:: Entries provided
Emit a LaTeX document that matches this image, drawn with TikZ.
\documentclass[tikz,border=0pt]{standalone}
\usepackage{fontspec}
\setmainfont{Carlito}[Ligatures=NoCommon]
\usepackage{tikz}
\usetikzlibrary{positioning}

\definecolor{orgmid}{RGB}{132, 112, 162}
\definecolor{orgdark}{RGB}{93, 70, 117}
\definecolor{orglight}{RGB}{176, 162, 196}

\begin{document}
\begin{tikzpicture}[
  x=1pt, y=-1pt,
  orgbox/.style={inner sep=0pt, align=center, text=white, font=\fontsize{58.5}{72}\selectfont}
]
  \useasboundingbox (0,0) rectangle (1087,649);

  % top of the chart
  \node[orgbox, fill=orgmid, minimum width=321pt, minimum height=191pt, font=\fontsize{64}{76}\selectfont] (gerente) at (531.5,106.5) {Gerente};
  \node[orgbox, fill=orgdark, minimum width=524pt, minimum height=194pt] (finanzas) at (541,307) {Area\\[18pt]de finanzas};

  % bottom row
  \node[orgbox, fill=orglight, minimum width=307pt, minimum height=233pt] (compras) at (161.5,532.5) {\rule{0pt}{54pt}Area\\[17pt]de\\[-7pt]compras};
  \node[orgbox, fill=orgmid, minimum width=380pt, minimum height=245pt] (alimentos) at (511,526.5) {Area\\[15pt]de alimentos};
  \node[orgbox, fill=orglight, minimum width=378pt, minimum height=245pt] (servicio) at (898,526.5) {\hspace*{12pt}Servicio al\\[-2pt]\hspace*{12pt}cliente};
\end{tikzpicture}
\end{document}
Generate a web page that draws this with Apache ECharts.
::::
# Short task
Set down the entries above again, word for word.

# Written answer
Emit a LaTeX document that matches this image, drawn with TikZ.
\documentclass[tikz,border=0pt]{standalone}
\usepackage{fontspec}
\setmainfont{Carlito}[Ligatures=NoCommon]
\usepackage{tikz}
\usetikzlibrary{positioning}

\definecolor{orgmid}{RGB}{132, 112, 162}
\definecolor{orgdark}{RGB}{93, 70, 117}
\definecolor{orglight}{RGB}{176, 162, 196}

\begin{document}
\begin{tikzpicture}[
  x=1pt, y=-1pt,
  orgbox/.style={inner sep=0pt, align=center, text=white, font=\fontsize{58.5}{72}\selectfont}
]
  \useasboundingbox (0,0) rectangle (1087,649);

  % top of the chart
  \node[orgbox, fill=orgmid, minimum width=321pt, minimum height=191pt, font=\fontsize{64}{76}\selectfont] (gerente) at (531.5,106.5) {Gerente};
  \node[orgbox, fill=orgdark, minimum width=524pt, minimum height=194pt] (finanzas) at (541,307) {Area\\[18pt]de finanzas};

  % bottom row
  \node[orgbox, fill=orglight, minimum width=307pt, minimum height=233pt] (compras) at (161.5,532.5) {\rule{0pt}{54pt}Area\\[17pt]de\\[-7pt]compras};
  \node[orgbox, fill=orgmid, minimum width=380pt, minimum height=245pt] (alimentos) at (511,526.5) {Area\\[15pt]de alimentos};
  \node[orgbox, fill=orglight, minimum width=378pt, minimum height=245pt] (servicio) at (898,526.5) {\hspace*{12pt}Servicio al\\[-2pt]\hspace*{12pt}cliente};
\end{tikzpicture}
\end{document}
Generate a web page that draws this with Apache ECharts.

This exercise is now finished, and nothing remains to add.